1. How a European land sale erased prior diplomatic balances
The Purchase effectively substituted the United States for France (and, by extension, for the earlier role of Spain) as the imperial actor negotiating over the Mississippi Valley, thereby collapsing a system in which many tribes balanced competing colonial powers and negotiated advantages; when the U.S. claimed sovereignty, those older diplomatic alignments were weakened or voided, exposing tribes to new pressures from a single expanding nation [5] [6].
2. Legal preemption and the right to extinguish Indian title
Contemporary historians argue the treaty conferred more than acreage: it granted the U.S. the imperial right of “pre-emption” or the exclusive authority to buy, negotiate for, or take control of Indigenous lands in the newly acquired territory—a legal posture that justified both bargain treaties and military seizure and became the basis for later American claims and settlements inside the Purchase [4] [3].

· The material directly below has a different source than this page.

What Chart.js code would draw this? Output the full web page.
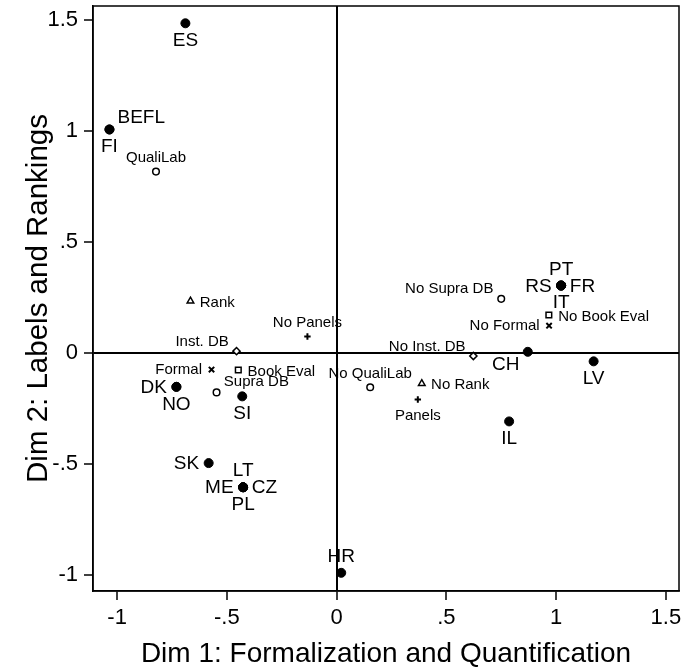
<!DOCTYPE html>
<html>
<head>
<meta charset="utf-8">
<script src="https://cdn.jsdelivr.net/npm/chart.js@4/dist/chart.umd.min.js"></script>
<style>
  html, body { margin: 0; padding: 0; background: #fff; }
  #wrap { width: 685px; height: 668px; position: relative; }
</style>
</head>
<body>
<div id="wrap"><canvas id="mcaPlot"></canvas></div>
<script>
// Countries (filled dots); shared points repeat the same coordinates
const countries = ['ES', 'BEFL', 'FI', 'DK', 'NO', 'SI', 'SK', 'LT', 'ME', 'CZ', 'PL', 'HR', 'PT', 'RS', 'FR', 'IT', 'CH', 'LV', 'IL'];
const countryX = [-0.689, -1.035, -1.035, -0.730, -0.730, -0.430, -0.583, -0.426, -0.426, -0.426, -0.426, 0.021, 1.023, 1.023, 1.023, 1.023, 0.871, 1.171, 0.786];
const countryY = [1.487, 1.008, 1.008, -0.153, -0.153, -0.196, -0.497, -0.606, -0.606, -0.606, -0.606, -0.992, 0.304, 0.304, 0.304, 0.304, 0.005, -0.038, -0.309];

// Variable categories (hollow markers)
const variables = ['QualiLab', 'No QualiLab', 'Rank', 'No Rank', 'Panels', 'No Panels', 'Inst. DB', 'No Inst. DB', 'Formal', 'No Formal', 'Book Eval', 'No Book Eval', 'Supra DB', 'No Supra DB'];
const variableX = [-0.823, 0.153, -0.666, 0.388, 0.370, -0.133, -0.456, 0.623, -0.570, 0.968, -0.448, 0.967, -0.547, 0.750];
const variableY = [0.818, -0.155, 0.234, -0.138, -0.210, 0.074, 0.008, -0.014, -0.075, 0.123, -0.077, 0.171, -0.178, 0.244];

const xTicks = [-1, -0.5, 0, 0.5, 1, 1.5];
const yTicks = [-1, -0.5, 0, 0.5, 1, 1.5];

// marker styling and label clock positions
const variableMarker = ['circle', 'circle', 'triangle', 'triangle', 'cross', 'cross', 'rectRot', 'rectRot', 'crossRot', 'crossRot', 'rect', 'rect', 'circle', 'circle'];
const markerRadius = { circle: 3.3, triangle: 3.8, cross: 3.2, rectRot: 3.6, crossRot: 3.8, rect: 4.0 };
const countryPos = [6, 1, 6, 9, 6, 6, 9, 12, 9, 3, 6, 12, 12, 9, 3, 6, 7, 6, 6];
const variablePos = [12, 12, 3, 3, 6, 12, 11, 11, 9, 9, 3, 3, 1, 11];

const FONT = 'Liberation Sans, Arial, Helvetica, sans-serif';

const countryOffsets = {
  12: { dx: 0, dy: -16, align: 'center' },
  6: { dx: 0, dy: 17.5, align: 'center' },
  9: { dx: -9.5, dy: 1, align: 'right' },
  3: { dx: 8.7, dy: 1, align: 'left' },
  1: { dx: 8, dy: -12, align: 'left' },
  7: { dx: -8.3, dy: 13.4, align: 'right' }
};
const variableOffsets = {
  12: { dx: 0, dy: -13.5, align: 'center' },
  6: { dx: 0, dy: 16.2, align: 'center' },
  3: { dx: 9.3, dy: 1.5, align: 'left' },
  9: { dx: -9.5, dy: 0.5, align: 'right' },
  11: { dx: -7.8, dy: -9.6, align: 'right' },
  1: { dx: 7.3, dy: -10.5, align: 'left' }
};

const toPoints = (xs, ys) => xs.map((x, i) => ({ x: x, y: ys[i] }));
const fmtTick = v => String(v).replace(/^(-?)0\./, '$1.');

// draws point labels next to markers
const pointLabels = {
  id: 'pointLabels',
  afterDatasetsDraw(chart) {
    const ctx = chart.ctx;
    chart.data.datasets.forEach((ds, i) => {
      const meta = chart.getDatasetMeta(i);
      ctx.save();
      ctx.font = ds.labelSize + 'px ' + FONT;
      ctx.fillStyle = '#000';
      ctx.textBaseline = 'middle';
      meta.data.forEach((pt, j) => {
        const off = ds.labelOffsets[ds.labelPos[j]];
        ctx.textAlign = off.align;
        ctx.fillText(ds.pointNames[j], pt.x + off.dx, pt.y + off.dy);
      });
      ctx.restore();
    });
  }
};

// full box around plot region
const plotFrame = {
  id: 'plotFrame',
  afterDraw(chart) {
    const a = chart.chartArea;
    const ctx = chart.ctx;
    ctx.save();
    ctx.strokeStyle = '#000';
    ctx.lineWidth = 1.5;
    ctx.strokeRect(a.left, a.top, a.right - a.left, a.bottom - a.top);
    ctx.restore();
  }
};

const zeroGrid = {
  drawOnChartArea: true,
  color: c => (c.tick && c.tick.value === 0) ? '#000' : 'rgba(0,0,0,0)',
  lineWidth: 2,
  drawTicks: true,
  tickLength: 9,
  tickColor: '#000',
  tickWidth: 1.5
};

// fixed axis box sizes, no extra room for overhanging tick labels
const fixBox = size => s => {
  if (s.isHorizontal()) s.height = size; else s.width = size;
  s.paddingTop = 0;
  s.paddingBottom = 0;
  s.paddingLeft = 0;
  s.paddingRight = 0;
};

new Chart(document.getElementById('mcaPlot'), {
  type: 'scatter',
  data: {
    datasets: [
      {
        data: toPoints(variableX, variableY),
        pointNames: variables,
        labelPos: variablePos,
        labelOffsets: variableOffsets,
        labelSize: 15,
        pointStyle: variableMarker,
        pointRadius: variableMarker.map(m => markerRadius[m]),
        backgroundColor: '#fff',
        borderColor: '#000',
        borderWidth: variableMarker.map(m => (m === 'cross' || m === 'crossRot') ? 2 : 1.5)
      },
      {
        data: toPoints(countryX, countryY),
        pointNames: countries,
        labelPos: countryPos,
        labelOffsets: countryOffsets,
        labelSize: 19,
        pointStyle: 'circle',
        pointRadius: 4.5,
        backgroundColor: '#000',
        borderColor: '#000',
        borderWidth: 1
      }
    ]
  },
  options: {
    responsive: true,
    maintainAspectRatio: false,
    animation: false,
    events: [],
    layout: { padding: { top: 3, right: 4, left: 0, bottom: 0 } },
    plugins: {
      legend: { display: false },
      tooltip: { enabled: false }
    },
    scales: {
      x: {
        type: 'linear',
        min: -1.11,
        max: 1.56,
        afterBuildTicks: s => { s.ticks = xTicks.map(v => ({ value: v })); },
        afterFit: fixBox(77),
        grid: zeroGrid,
        border: { display: true, color: '#000', width: 1.5 },
        ticks: {
          color: '#000',
          font: { family: FONT, size: 22, lineHeight: 1 },
          padding: 7,
          maxRotation: 0,
          callback: v => fmtTick(v)
        },
        title: {
          display: true,
          text: 'Dim 1: Formalization and Quantification',
          color: '#000',
          font: { family: FONT, size: 28, lineHeight: 1 },
          padding: 0
        }
      },
      y: {
        type: 'linear',
        min: -1.074,
        max: 1.565,
        afterBuildTicks: s => { s.ticks = yTicks.map(v => ({ value: v })); },
        afterFit: fixBox(93),
        grid: zeroGrid,
        border: { display: true, color: '#000', width: 1.5 },
        ticks: {
          color: '#000',
          font: { family: FONT, size: 22, lineHeight: 1 },
          padding: 6,
          callback: v => fmtTick(v)
        },
        title: {
          display: true,
          text: 'Dim 2: Labels and Rankings',
          color: '#000',
          font: { family: FONT, size: 29.5, lineHeight: 1 },
          padding: { top: 24, bottom: 0 }
        }
      }
    }
  },
  plugins: [pointLabels, plotFrame]
});
</script>
</body>
</html>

3. From Jefferson’s “safety valve” to organized removal
Thomas Jefferson framed western lands as a “safety valve” for tribes east of the Mississippi and hoped for voluntary “civilizing” or removal, but the Purchase accelerated coercive policies: Congress empowered the president to exchange eastern Native lands for territory west of the river, and within decades that framework hardened into the removal era and court decisions that expelled many nations from ancestral lands—culminating in the Trail of Tears and continuous warfare on the Plains by the 1840s [7] [8] [9] [10].

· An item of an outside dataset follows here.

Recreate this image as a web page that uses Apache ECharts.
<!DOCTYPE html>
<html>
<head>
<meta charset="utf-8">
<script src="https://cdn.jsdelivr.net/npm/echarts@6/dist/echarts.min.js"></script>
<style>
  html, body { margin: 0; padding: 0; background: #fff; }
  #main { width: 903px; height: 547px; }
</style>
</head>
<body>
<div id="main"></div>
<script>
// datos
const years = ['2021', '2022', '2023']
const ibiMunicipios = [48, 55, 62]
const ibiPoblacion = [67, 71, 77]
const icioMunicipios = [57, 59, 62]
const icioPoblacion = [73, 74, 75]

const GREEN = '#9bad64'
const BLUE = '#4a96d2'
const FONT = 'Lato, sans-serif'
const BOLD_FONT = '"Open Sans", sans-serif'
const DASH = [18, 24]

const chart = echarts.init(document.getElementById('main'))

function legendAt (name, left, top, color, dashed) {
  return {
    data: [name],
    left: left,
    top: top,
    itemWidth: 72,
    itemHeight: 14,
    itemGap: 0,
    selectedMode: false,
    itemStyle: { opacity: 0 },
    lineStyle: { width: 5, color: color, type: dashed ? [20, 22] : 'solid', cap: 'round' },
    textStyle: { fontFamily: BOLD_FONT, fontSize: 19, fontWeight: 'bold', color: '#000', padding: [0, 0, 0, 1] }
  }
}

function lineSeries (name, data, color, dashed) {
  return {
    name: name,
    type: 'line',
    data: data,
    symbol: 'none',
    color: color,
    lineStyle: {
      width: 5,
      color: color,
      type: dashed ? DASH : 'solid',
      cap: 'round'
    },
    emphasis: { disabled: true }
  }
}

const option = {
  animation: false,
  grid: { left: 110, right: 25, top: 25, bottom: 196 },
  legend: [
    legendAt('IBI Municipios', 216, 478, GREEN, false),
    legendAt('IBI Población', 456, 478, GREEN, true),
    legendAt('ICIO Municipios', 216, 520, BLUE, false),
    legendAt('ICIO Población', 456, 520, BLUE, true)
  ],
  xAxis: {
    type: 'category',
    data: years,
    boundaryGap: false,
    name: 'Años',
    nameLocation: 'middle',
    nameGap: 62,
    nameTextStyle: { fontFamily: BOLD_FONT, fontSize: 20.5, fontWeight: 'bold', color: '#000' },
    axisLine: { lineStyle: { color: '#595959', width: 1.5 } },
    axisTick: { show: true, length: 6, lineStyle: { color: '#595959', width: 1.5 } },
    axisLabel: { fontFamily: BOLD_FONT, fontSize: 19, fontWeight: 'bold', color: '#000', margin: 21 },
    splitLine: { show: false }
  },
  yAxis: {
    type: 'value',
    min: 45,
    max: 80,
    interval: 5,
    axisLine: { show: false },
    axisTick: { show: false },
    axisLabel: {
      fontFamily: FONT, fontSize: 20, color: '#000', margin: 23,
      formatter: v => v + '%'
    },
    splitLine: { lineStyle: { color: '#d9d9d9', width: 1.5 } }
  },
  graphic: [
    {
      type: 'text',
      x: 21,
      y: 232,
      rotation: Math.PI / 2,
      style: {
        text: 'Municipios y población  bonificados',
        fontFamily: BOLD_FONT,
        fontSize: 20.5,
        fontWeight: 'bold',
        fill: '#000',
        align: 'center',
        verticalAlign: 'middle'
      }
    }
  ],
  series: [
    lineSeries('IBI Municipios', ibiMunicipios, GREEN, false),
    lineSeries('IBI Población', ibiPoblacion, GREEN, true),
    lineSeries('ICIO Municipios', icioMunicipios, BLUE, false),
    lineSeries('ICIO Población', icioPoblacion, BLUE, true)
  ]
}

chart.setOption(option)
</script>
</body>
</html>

4. Treaties, undervalued purchases, and decades of legal contestation
The Purchase launched a treaty process that lasted well over a century, during which the federal government negotiated countless cessions—often at outrageously low prices—leaving a long ledger of claims and grievances; those accumulated disputes and audits later animated 20th-century remedies such as the Indian Claims Commission and a wave of suits seeking compensation for historical injustices tied to the Purchase [2] [11] [12].
5. Immediate promises, ambiguous borders, and local survival strategies
Although the Purchase treaty included provisions to honor existing agreements with tribes (Article VI), those commitments proved fragile in practice, especially where borders were ambiguous (for example between American Louisiana and Spanish Texas), producing space for local maneuvers by tribes like the Caddo while also enabling settlers and officials to press legal and extra-legal claims on Indigenous lands [13] [12] [9].

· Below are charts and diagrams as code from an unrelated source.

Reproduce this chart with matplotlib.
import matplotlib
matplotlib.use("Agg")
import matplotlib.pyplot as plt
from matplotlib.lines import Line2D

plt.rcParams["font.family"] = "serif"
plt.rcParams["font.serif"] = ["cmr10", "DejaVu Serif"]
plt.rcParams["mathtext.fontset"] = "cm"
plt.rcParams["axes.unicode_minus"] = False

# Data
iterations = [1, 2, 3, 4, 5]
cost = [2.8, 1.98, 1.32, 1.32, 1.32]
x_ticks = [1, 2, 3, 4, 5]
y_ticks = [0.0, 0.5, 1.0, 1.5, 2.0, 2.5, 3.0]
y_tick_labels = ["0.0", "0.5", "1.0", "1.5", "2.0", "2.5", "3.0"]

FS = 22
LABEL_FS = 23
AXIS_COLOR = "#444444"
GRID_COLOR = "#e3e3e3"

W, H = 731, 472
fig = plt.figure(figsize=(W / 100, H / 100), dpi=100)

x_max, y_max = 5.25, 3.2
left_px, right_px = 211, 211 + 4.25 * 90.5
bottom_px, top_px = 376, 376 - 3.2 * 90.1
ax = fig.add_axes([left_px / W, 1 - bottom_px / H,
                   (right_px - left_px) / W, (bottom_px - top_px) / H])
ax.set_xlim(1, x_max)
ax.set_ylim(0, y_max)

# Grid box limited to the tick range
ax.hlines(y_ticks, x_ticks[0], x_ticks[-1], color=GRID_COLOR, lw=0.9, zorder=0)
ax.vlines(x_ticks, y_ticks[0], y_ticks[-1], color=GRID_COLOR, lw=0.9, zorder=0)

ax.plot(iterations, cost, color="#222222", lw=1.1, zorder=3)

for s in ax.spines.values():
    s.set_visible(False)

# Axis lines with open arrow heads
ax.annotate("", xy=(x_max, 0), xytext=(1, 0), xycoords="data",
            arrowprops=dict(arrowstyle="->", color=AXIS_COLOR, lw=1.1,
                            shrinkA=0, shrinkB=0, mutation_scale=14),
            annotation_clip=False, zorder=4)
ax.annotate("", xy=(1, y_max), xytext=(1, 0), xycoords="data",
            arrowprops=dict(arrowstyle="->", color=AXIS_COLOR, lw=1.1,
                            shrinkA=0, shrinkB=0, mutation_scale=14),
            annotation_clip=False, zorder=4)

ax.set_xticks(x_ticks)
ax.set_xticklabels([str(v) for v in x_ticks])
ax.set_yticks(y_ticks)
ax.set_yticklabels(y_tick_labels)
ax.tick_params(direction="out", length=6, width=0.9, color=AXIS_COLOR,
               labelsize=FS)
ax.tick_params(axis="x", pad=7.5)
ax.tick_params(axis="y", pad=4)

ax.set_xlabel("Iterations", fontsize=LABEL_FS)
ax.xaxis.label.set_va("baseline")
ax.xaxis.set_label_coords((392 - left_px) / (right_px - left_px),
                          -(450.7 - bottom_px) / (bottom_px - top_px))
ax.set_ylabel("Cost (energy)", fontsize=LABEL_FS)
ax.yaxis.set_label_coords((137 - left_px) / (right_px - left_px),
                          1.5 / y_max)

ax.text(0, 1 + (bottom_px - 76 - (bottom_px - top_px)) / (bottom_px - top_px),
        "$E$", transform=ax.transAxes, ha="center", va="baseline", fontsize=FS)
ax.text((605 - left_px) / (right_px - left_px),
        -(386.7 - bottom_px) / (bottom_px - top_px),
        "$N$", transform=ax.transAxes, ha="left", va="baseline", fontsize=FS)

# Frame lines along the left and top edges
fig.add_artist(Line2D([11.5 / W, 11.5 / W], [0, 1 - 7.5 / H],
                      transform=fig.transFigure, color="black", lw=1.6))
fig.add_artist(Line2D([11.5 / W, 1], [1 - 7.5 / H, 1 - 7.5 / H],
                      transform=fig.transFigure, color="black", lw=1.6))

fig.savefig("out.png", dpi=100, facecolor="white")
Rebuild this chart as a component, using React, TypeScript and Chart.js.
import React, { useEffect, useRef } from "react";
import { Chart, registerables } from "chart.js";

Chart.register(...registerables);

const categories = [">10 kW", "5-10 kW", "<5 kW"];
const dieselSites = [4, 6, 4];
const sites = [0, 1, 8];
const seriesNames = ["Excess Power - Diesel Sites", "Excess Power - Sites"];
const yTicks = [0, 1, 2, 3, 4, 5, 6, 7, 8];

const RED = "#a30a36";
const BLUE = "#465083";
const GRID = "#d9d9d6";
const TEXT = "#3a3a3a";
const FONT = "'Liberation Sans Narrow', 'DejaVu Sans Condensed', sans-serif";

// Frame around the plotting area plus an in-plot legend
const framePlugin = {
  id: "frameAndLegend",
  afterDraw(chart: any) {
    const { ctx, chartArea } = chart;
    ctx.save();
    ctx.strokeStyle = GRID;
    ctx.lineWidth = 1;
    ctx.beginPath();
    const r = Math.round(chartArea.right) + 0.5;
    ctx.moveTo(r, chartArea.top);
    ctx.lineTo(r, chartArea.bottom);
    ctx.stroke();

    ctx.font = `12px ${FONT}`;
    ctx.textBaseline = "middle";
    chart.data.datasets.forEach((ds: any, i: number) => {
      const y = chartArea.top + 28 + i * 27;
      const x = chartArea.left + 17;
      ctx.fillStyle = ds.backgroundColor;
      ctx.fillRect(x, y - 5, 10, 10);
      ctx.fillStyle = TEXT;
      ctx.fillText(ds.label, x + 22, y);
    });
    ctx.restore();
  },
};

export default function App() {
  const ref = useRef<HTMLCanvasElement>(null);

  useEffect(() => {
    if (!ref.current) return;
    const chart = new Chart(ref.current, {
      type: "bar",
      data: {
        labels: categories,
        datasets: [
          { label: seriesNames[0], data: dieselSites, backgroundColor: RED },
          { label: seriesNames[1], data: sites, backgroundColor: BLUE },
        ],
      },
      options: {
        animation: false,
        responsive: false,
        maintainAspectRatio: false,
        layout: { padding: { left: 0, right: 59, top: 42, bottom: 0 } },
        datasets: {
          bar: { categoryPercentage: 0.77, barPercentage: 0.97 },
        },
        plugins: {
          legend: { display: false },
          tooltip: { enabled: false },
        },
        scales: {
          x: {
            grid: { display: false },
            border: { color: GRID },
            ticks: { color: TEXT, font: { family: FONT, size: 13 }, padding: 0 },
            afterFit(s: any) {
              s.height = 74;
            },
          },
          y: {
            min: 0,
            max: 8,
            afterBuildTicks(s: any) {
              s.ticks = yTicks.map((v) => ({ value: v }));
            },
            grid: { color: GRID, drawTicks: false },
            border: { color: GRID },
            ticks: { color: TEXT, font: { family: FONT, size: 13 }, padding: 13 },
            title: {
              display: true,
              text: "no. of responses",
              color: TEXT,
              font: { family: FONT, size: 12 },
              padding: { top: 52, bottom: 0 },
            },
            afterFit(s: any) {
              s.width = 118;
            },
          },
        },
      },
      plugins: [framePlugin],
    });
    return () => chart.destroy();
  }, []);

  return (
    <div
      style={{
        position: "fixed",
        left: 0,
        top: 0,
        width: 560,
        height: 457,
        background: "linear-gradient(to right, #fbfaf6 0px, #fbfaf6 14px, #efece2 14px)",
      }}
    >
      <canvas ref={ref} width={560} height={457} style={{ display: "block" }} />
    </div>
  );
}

6. Competing narratives and the hidden agendas in policy
Contemporaries and later analysts expose a tension between Jefferson’s stated paternalistic aims—assimilation or voluntary incorporation—and a more explicit imperial ambition to expand white settlement; federal officials, settlers, and later national institutions benefited from treating the Purchase as a pretext for extinguishing Indigenous sovereignty, an agenda reflected in stingy cessions, forced relocations, and the legal fiction of U.S. pre-emption [14] [4] [13].
7. Long tail: law, memory, and material cost
The Purchase’s legal and moral consequences extended far beyond 1803: it transformed the United States into a continental body with exclusive legal claims over Indigenous lands, produced generations of displacement and legal disputes, and left a recorded trail of inadequate payments and contested treaties that fed tribunals and claims processes well into the 20th century—meaning the $15 million headline was only the opening entry in a far costlier human and legal ledger [3] [11] [12].